Am Wochenende sehe ich erstmals die Almadas, Martin Almada hat den gemeinsamen Freund Gerhard Dilger, Südamerikakorrespondent u. a. der „taz“, und mich in sein Haus in Sajonia eingeladen. (Martín erzählt noch mal die Geschichte des Hauserwerbs: Seine Frau Maria Stella, Argentinierin, hatte es gekauft, als er noch in Paris bei der UNESCO arbeitete. Sie kannte Asunción nicht, sonst hätte sie ihr Domizil nicht ausgerechnet in einem Wohngebiet hoher Militärs gewählt.... Nun war es aber so, und irgendwie haben sie sich daran gewöhnt, geschnitten und nicht gegrüßt zu werden. Aber die Angst ist nicht ganz verschwunden)

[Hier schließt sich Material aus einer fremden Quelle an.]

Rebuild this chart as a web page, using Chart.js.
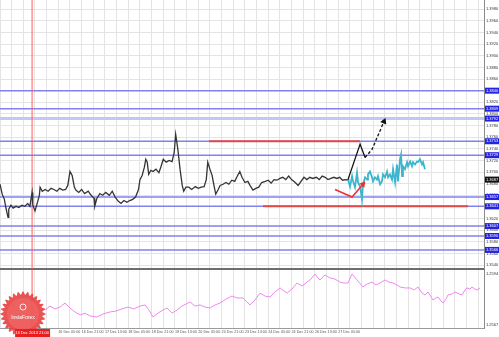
<!DOCTYPE html>
<html lang="en">
<head>
<meta charset="UTF-8">
<title>EUR/USD H1</title>
<script src="https://cdn.jsdelivr.net/npm/chart.js@4.4.0/dist/chart.umd.min.js"></script>
<style>
  body { margin: 0; background: #fff; }
  .wrap { position: relative; width: 499px; height: 337px; overflow: hidden; background: #fff; }
  #priceChart { position: absolute; left: 0; top: 0; }
  #oscChart { position: absolute; left: 0; top: 270px; }
</style>
</head>
<body>
<div class="wrap">
  <canvas id="priceChart" width="499" height="270"></canvas>
  <canvas id="oscChart" width="499" height="67"></canvas>
</div>
<script>
// x is in H1 bars, y in price
const pricePoints = [[0,1.3679],[1.5,1.3662],[3,1.3653],[4,1.3639],[5.5,1.3622],[6,1.3636],[7.5,1.3643],[9,1.3638],[11,1.3641],[13,1.3639],[15,1.3643],[17,1.3641],[19,1.3646],[20.5,1.3641],[22,1.3665],[22.5,1.3643],[24,1.3633],[25.5,1.3646],[27,1.3660],[27.5,1.3674],[29,1.3667],[31,1.3670],[33,1.3667],[35,1.3672],[37,1.3670],[39,1.3667],[41,1.3672],[43,1.3669],[45,1.3670],[46.5,1.3677],[48,1.3701],[49.5,1.3694],[51,1.3674],[52,1.3669],[54,1.3665],[56,1.3670],[58,1.3663],[60.5,1.3667],[62.5,1.3660],[64.5,1.3655],[65,1.3641],[66.5,1.3655],[68.5,1.3663],[70.5,1.3660],[72.5,1.3665],[75,1.3660],[77,1.3667],[79,1.3657],[81,1.3650],[83,1.3646],[85,1.3651],[87,1.3648],[89,1.3651],[91,1.3653],[93,1.3657],[95,1.3670],[96,1.3687],[97.5,1.3694],[99,1.3708],[100,1.3722],[101,1.3717],[102,1.3696],[103.5,1.3703],[105,1.3701],[107,1.3705],[109,1.3699],[110.5,1.3710],[112,1.3722],[114,1.3717],[116,1.3720],[118,1.3718],[119.5,1.3734],[120.5,1.3765],[122,1.3739],[123.5,1.3705],[125,1.3677],[126,1.3667],[127.5,1.3674],[129.5,1.3674],[131.5,1.3670],[134,1.3675],[136,1.3672],[138,1.3674],[140,1.3675],[141.5,1.3687],[142.5,1.3717],[144,1.3705],[145.5,1.3694],[147,1.3674],[148,1.3662],[149.5,1.3669],[151,1.3677],[153,1.3679],[155,1.3682],[157,1.3679],[159,1.3686],[161,1.3684],[163,1.3694],[164.5,1.3701],[166,1.3691],[168,1.3682],[170,1.3684],[171.5,1.3677],[173.5,1.3669],[175.5,1.3672],[177.5,1.3674],[179.5,1.3682],[182,1.3684],[184,1.3686],[186,1.3681],[188,1.3687],[190,1.3686],[192,1.3689],[194,1.3691],[196,1.3687],[198,1.3693],[200,1.3687],[202.5,1.3682],[204.5,1.3677],[206.5,1.3684],[208.5,1.3691],[210.5,1.3687],[212.5,1.3691],[214.5,1.3689],[217,1.3691],[219,1.3687],[221,1.3693],[223,1.3691],[225,1.3687],[227,1.3689],[229,1.3691],[231,1.3689],[233,1.3691],[235,1.3686],[237,1.3687],[239.5,1.3686]];

const forecastPoints = [[238.7,1.3687],[240.1,1.3675],[241.5,1.3693],[242.2,1.3684],[243.5,1.3674],[244.9,1.3699],[245.6,1.3682],[247,1.3675],[248.3,1.3653],[249,1.3679],[250.4,1.3691],[251.8,1.3687],[252.4,1.3696],[253.8,1.3701],[255.2,1.3691],[255.9,1.3684],[257.2,1.3691],[258.6,1.3687],[259.3,1.3693],[260.7,1.3679],[262,1.3684],[262.7,1.3696],[264.1,1.3691],[265.5,1.3701],[266.2,1.3691],[267.5,1.3696],[268.9,1.3687],[269.6,1.3705],[271,1.3682],[272.3,1.3713],[273,1.3684],[274.4,1.3722],[275.1,1.3730],[275.8,1.3693],[276.4,1.3710],[277.8,1.3705],[279.2,1.3717],[279.9,1.3710],[281.3,1.3718],[282.6,1.3710],[283.3,1.3717],[284.7,1.3713],[286,1.3718],[286.7,1.3717],[288.1,1.3722],[289.5,1.3713],[290.2,1.3717],[291.5,1.3705]];

const upArrowSolid = [[238.7,1.3687],[247,1.3748],[250.4,1.3725]];
const upArrowDashed = [[250.4,1.3725],[255.2,1.3739],[263.4,1.3787]];
const downArrow = [[229.8,1.3670],[241.5,1.3657],[249,1.3679]];

const levelPrices = [1.3840, 1.3809, 1.3792, 1.3753, 1.3729, 1.3657, 1.3641, 1.3607, 1.3590, 1.3566];
const resistanceSeg = [[143.3,1.3753],[246.9,1.3753]];
const supportSeg = [[180.4,1.3641],[321,1.3641]];
const lastPrice = 1.3687;
const cursorBar = 22;

const oscPoints = [[28,1.25765],[30.9,1.25749],[34.3,1.25770],[37.7,1.25755],[41.2,1.25765],[44.6,1.25786],[48,1.25760],[51.4,1.25739],[54.9,1.25723],[58.3,1.25733],[61.7,1.25718],[66.5,1.25712],[70.7,1.25728],[75.5,1.25739],[79.6,1.25744],[83.7,1.25755],[87.8,1.25765],[91.9,1.25755],[96,1.25770],[99.5,1.25776],[102.2,1.25749],[105,1.25712],[108.4,1.25733],[111.8,1.25749],[114.6,1.25760],[118,1.25733],[121.4,1.25749],[124.8,1.25770],[127.6,1.25781],[130.3,1.25792],[133.8,1.25770],[137.2,1.25776],[140.6,1.25765],[144.1,1.25760],[147.5,1.25776],[150.9,1.25786],[155,1.25807],[159.1,1.25823],[162.6,1.25813],[166.7,1.25813],[169.4,1.25792],[171.5,1.25776],[174.9,1.25802],[178.4,1.25839],[181.8,1.25823],[185.2,1.25818],[188.6,1.25845],[192.1,1.25866],[194.8,1.25850],[196.9,1.25839],[200.3,1.25860],[203.7,1.25892],[207.2,1.25876],[210.6,1.25897],[213.3,1.25913],[216.1,1.25940],[218.1,1.25919],[219.5,1.25908],[222.9,1.25935],[226.4,1.25919],[229.8,1.25913],[233.2,1.25897],[236,1.25892],[238.7,1.25892],[241.5,1.25940],[244.9,1.25908],[249,1.25871],[251.8,1.25887],[255.2,1.25897],[257.9,1.25882],[260.7,1.25892],[264.1,1.25908],[266.9,1.25897],[269.6,1.25892],[272.3,1.25882],[274.4,1.25871],[277.8,1.25866],[281.3,1.25866],[284,1.25855],[286.7,1.25871],[289.5,1.25839],[291.5,1.25829],[293.6,1.25845],[295.7,1.25818],[297,1.25802],[299.1,1.25813],[300.5,1.25818],[302.5,1.25797],[303.9,1.25786],[305.9,1.25807],[307.3,1.25829],[310.1,1.25834],[312.1,1.25845],[314.9,1.25834],[316.9,1.25829],[319,1.25855],[320.3,1.25866],[322.4,1.25860],[323.8,1.25871],[325.8,1.25860],[327.2,1.25855],[329.3,1.25866]];

const priceTicks = [1.3980,1.3960,1.3940,1.3920,1.3900,1.3880,1.3860,1.3840,1.3820,1.3800,1.3780,1.3760,1.3740,1.3720,1.3700,1.3680,1.3660,1.3640,1.3620,1.3600,1.3580,1.3560,1.3540];
const oscTicks = [1.2594, 1.2567];
const timeBars = [40, 56, 72, 88, 104, 120, 136, 152, 168, 184, 200, 216, 232];
const timeLabels = ['16 Dec 05:00','16 Dec 21:00','17 Dec 13:00','18 Dec 05:00','18 Dec 21:00','19 Dec 13:00','20 Dec 05:00','20 Dec 21:00','23 Dec 13:00','24 Dec 05:00','24 Dec 21:00','26 Dec 13:00','27 Dec 05:00'];
const cursorLabel = '13 Dec 2013 21:00';

const X_MAX = 332;
const P_MAX = 1.3996, P_MIN = 1.35332;
const O_MAX = 1.25961, O_MIN = 1.25654;
const GRID = '#e4e4e4';
const FONT = 'Liberation Sans';

const gridBars = [];
for (let b = 0; b <= X_MAX; b += 8) gridBars.push(b);

const pts = arr => arr.map(p => ({ x: p[0], y: p[1] }));

function xAxis(withLabels) {
  return {
    type: 'linear', min: 0, max: X_MAX,
    afterBuildTicks: s => { s.ticks = gridBars.map(v => ({ value: v })); },
    afterFit: s => { s.paddingLeft = 0; s.paddingRight = 0; s.height = withLabels ? 9 : 1; },
    grid: { color: GRID, drawTicks: false },
    border: withLabels ? { color: '#9a9a9a', width: 1 } : { color: '#6e6e6e', width: 2 },
    ticks: {
      display: withLabels, autoSkip: false, maxRotation: 0, align: 'start', padding: 2,
      font: { size: 3.7, family: FONT }, color: '#555',
      callback: v => { const i = timeBars.indexOf(v); return i < 0 ? '' : timeLabels[i]; }
    }
  };
}

function line(data, color, width, extra) {
  return Object.assign({ data: pts(data), borderColor: color, backgroundColor: color, borderWidth: width,
    pointRadius: 0, tension: 0, fill: false }, extra || {});
}

// level lines, light one drawn thicker
const levelSets = levelPrices.map((p, i) => line([[0, p], [X_MAX, p]],
  i === 2 ? '#c6c6f6' : '#8282ee', i === 2 ? 3 : 1.5));

const tagPlugin = {
  id: 'tags',
  afterDraw(chart) {
    const ctx = chart.ctx, ys = chart.scales.y, x0 = chart.chartArea.right;
    ctx.save();
    ctx.font = '4px "' + FONT + '"';
    ctx.textBaseline = 'middle';
    levelPrices.forEach(p => {
      const py = ys.getPixelForValue(p);
      ctx.fillStyle = '#2424e0';
      ctx.fillRect(x0 + 1, py - 3, 14, 6);
      ctx.fillStyle = '#fff';
      ctx.fillText(p.toFixed(4), x0 + 2, py);
    });
    const cy = ys.getPixelForValue(lastPrice);
    ctx.fillStyle = '#111';
    ctx.fillRect(x0 + 1, cy - 3, 14, 6);
    ctx.fillStyle = '#fff';
    ctx.fillText(lastPrice.toFixed(4), x0 + 2, cy);
    ctx.restore();
  }
};

const common = {
  responsive: false, animation: false, events: [],
  layout: { padding: 0, autoPadding: false },
  plugins: { legend: { display: false }, tooltip: { enabled: false } }
};

new Chart(document.getElementById('priceChart'), {
  type: 'line',
  data: {
    datasets: [
      line(upArrowDashed, '#111', 1.3, { borderDash: [3, 2], pointRadius: [0, 0, 2.5], pointStyle: 'triangle', pointRotation: 23 }),
      line(upArrowSolid, '#111', 1.3),
      line(downArrow, '#e83232', 1.5, { pointRadius: [0, 0, 2.2], pointStyle: 'triangle', pointRotation: 40 }),
      line(forecastPoints, '#3cb6cf', 1.8),
      line(pricePoints, '#353535', 1.3),
      line([[cursorBar, P_MIN], [cursorBar, P_MAX]], '#ff5a5a', 1),
      line(resistanceSeg, '#e24a4a', 2),
      line(supportSeg, '#e24a4a', 2),
      ...levelSets
    ]
  },
  options: Object.assign({}, common, {
    scales: {
      x: xAxis(false),
      y: {
        position: 'right', min: P_MIN, max: P_MAX,
        afterBuildTicks: s => { s.ticks = priceTicks.map(v => ({ value: v })); },
        afterFit: s => { s.width = 15; s.paddingTop = 0; s.paddingBottom = 0; },
        grid: { color: GRID, drawTicks: false },
        border: { color: '#8a8a8a' },
        ticks: { padding: 2, font: { size: 4, family: FONT }, color: '#333', callback: v => v.toFixed(4) }
      }
    }
  }),
  plugins: [tagPlugin]
});

const logoPlugin = {
  id: 'logo',
  afterDraw(chart) {
    const ctx = chart.ctx;
    const cx = 23, cy = 44, r = 21;
    ctx.save();
    ctx.beginPath();
    for (let i = 0; i <= 360; i++) {
      const a = i * Math.PI / 180;
      const rr = r + 1.6 * Math.cos(a * 28);
      const px = cx + rr * Math.cos(a), py = cy + rr * Math.sin(a);
      if (i === 0) ctx.moveTo(px, py); else ctx.lineTo(px, py);
    }
    ctx.closePath();
    ctx.fillStyle = 'rgba(232, 64, 64, 0.9)';
    ctx.fill();
    ctx.beginPath();
    ctx.arc(cx, cy, r - 5, 0, Math.PI * 2);
    ctx.fillStyle = 'rgba(240, 110, 110, 0.55)';
    ctx.fill();
    ctx.beginPath();
    ctx.arc(cx, cy - 7, 3, 0, Math.PI * 2);
    ctx.strokeStyle = 'rgba(255,255,255,0.85)';
    ctx.lineWidth = 1;
    ctx.stroke();
    ctx.fillStyle = '#fff';
    ctx.font = '5px "' + FONT + '"';
    ctx.textAlign = 'center';
    ctx.textBaseline = 'middle';
    ctx.fillText('InstaForex', cx, cy + 4);
    // cursor time label on the axis
    const xs = chart.scales.x, lx = xs.getPixelForValue(cursorBar);
    ctx.fillStyle = '#ea1e1e';
    ctx.fillRect(lx - 17, 59, 35, 8);
    ctx.fillStyle = '#fff';
    ctx.font = '4px "' + FONT + '"';
    ctx.fillText(cursorLabel, lx, 63);
    ctx.restore();
  }
};

new Chart(document.getElementById('oscChart'), {
  type: 'line',
  data: {
    datasets: [
      line(oscPoints, '#ee88ee', 1),
      line([[cursorBar, O_MIN], [cursorBar, O_MAX]], '#ff5a5a', 1)
    ]
  },
  options: Object.assign({}, common, {
    scales: {
      x: xAxis(true),
      y: {
        position: 'right', min: O_MIN, max: O_MAX,
        afterBuildTicks: s => { s.ticks = oscTicks.map(v => ({ value: v })); },
        afterFit: s => { s.width = 15; s.paddingTop = 0; s.paddingBottom = 0; },
        grid: { display: false, drawTicks: false },
        border: { color: '#8a8a8a' },
        ticks: { padding: 2, font: { size: 4, family: FONT }, color: '#333', callback: v => v.toFixed(4) }
      }
    }
  }),
  plugins: [logoPlugin]
});
</script>
</body>
</html>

Gerd kommt morgen, wir haben volle zwei Tage Zeit, und auch ein Besuch und Interview mit Sixto stehen auf dem Programm. Hat aber nicht geklappt, der Mann ist i. M. im Vollstress.
Freude in Saldivar („Josef´ s Schule“): Eltern und Kinder sind glücklich über die neuen Toilettenanlagen. Josef Terstiege aus Münster hatte sich an uns gewandt und um Unterstützung bei seinem kleinen Hilfsprojekt gebeten, das die kontinuierliche Verschönerung einer Primarschule zum Ziel hat. Die Schule wurde vor 10 Jahren von einem seiner zahlreichen Brüder, ein Priester, gegründet und trägt dessen Namen. Letzteres bedeutet eher eine Strafe für Lehrer, Eltern und Schüler, denn alle müssen sie nun seinen Namen aussprechen - „Terstiege“, das i und das e säuberlich getrennt.
Geldüberweisung, Korrespondenz, Kontrolle - das haben wir gern übernommen.
Vor allem war die Projektbegleitung und Rechnungslegung durch PPI-Partner sehr nützlich.
Mein „Lohn“: Kontinuierliche Teilnahme an den jeweiligen Feiern, heute: Kloeinweihung mit deutscher Flagge am Klohäuschen, Reden, Nationalhymne, Tanz und Essen.